Calling community activists: If you’re a committed, left-leaning activist who’d like to take part in “grassroots campaigns to protect the health, economy, environment, and livelihood of Ohio communities,” then Ohio Citizen Action has got a job for you.
And it’s one that pays reasonably well, with benefits on top. This could be an especially nice deal for recent college graduates looking to help create a little drama in Cleveland when the Republican National Convention convenes in July.
Just google Craigslist and Ohio Citizen Action, and you get an advertisement that declares: “Change the World and GET PAID … $80/day (Downtown Cleveland).”
You’ll learn the nonprofit group seeks candidates who “possess strong communication skills and a genuine commitment to the environment, progressive politics, and the empowerment of our fellow OH residents.”The ad, specifying Cleveland, says positions are full time and pay $80 a day, with bonuses available at 20 days.
Applicants should expect to work from 2 to 10:30 p.m. Monday through Friday. And yes, they should be committed to community organizing with an eye toward “environmental justice” and “sustainable energy.”
“Getting paid to participate in a supposedly ‘grassroots’ campaign is a contradiction in terms,” quipped Hans von Spakovsky, a senior legal fellow at The Heritage Foundation, in an email to The Daily Signal.
Community organizing is the backbone of OCA and each year it allows us the opportunity to continue building the strength in numbers that has won so many of our campaigns. We are looking to add highly motivated individuals with good communication skills to our already effective and professional campaign staff. Also, if you are truly looking for nonprofit grassroots organizing experience, we do it all year, and not just when it gets nice out in the spring and summer!
Perks and benefits apparently are available for those willing to stick with it.
“Health insurance, paid vacations and personal days to employees that show longevity and proficiency with the organization,” the group’s ad promises. “Travel opportunities within our nationwide network of nonprofits for environmental and social justice causes.”
What the ad says is revealing, but what it doesn’t say is perhaps more so.
Donors to the nonprofit get tax deductions, skeptics note. Is Ohio Citizen Action really the employer? Is it legitimate for a tax-exempt charity to use donations to protest and engage in political activism?
Ohio Citizens Action has received $30,000 since 2006 from Tides Foundation and $20,000 since 2013 from the William B. Wiener Jr. Foundation, according to data compiled by the Capital Research Center, a Washington-based nonprofit that tracks charity and philanthropy.
In addition, the affiliated Ohio Citizens Action Education Fund has received almost $3.9 million from left-wing philanthropies since 2003. Major funders include the Joyce Foundation ($1.4 million since 2003), Rockefeller Family Fund ($595,000 since 2010), Energy Foundation ($422,000 since 2008), Winslow Foundation ($425,000 since 2007), and George Gund Foundation ($525,320 since 2003).

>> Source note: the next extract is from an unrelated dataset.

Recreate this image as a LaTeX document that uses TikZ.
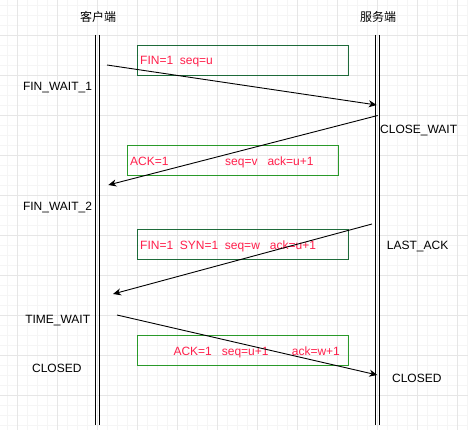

“Ohio Citizens Action is funded by the usual suspects from the world of radical left-wing philanthropy, people who want to tear America apart using crazy social engineering schemes and then try to glue the pieces back together,” said Matthew Vadum, senior vice president at Capital Research Center.
“The Joyce Foundation of Chicago is a particularly bad actor,” Vadum added, “which helps to explain why the radical now in the White House, Barack Obama, was drawn to it and used to be so active on its board of directors years ago.”
Ohio Citizen Action did not respond to The Daily Signal’s requests for comment.
There’s no need for activists on the left to limit themselves to the Ohio group, though, since organized labor also is getting in on the action.
Working America, an organization with close ties to the AFL-CIO, had an even better package until the ad expired.
The group’s Craigslist ad said those hired would start at $12.25 an hour for 90 days, then get bumped up to $15 an hour.
If you want to join the “fight for economic justice,” Working America may be the place for you. Applicants can expect to work in a “unionized, progressive workplace.”
Then-Rep. Michele Bachmann, R-Minn., led the charge to defund the organization called ACORN in the aftermath of several high-profile scandals involving voter fraud and financial misappropriation.
Formally known as the Association of Community Organizations for Reform Now, the nationwide ACORN network officially went under in 2010.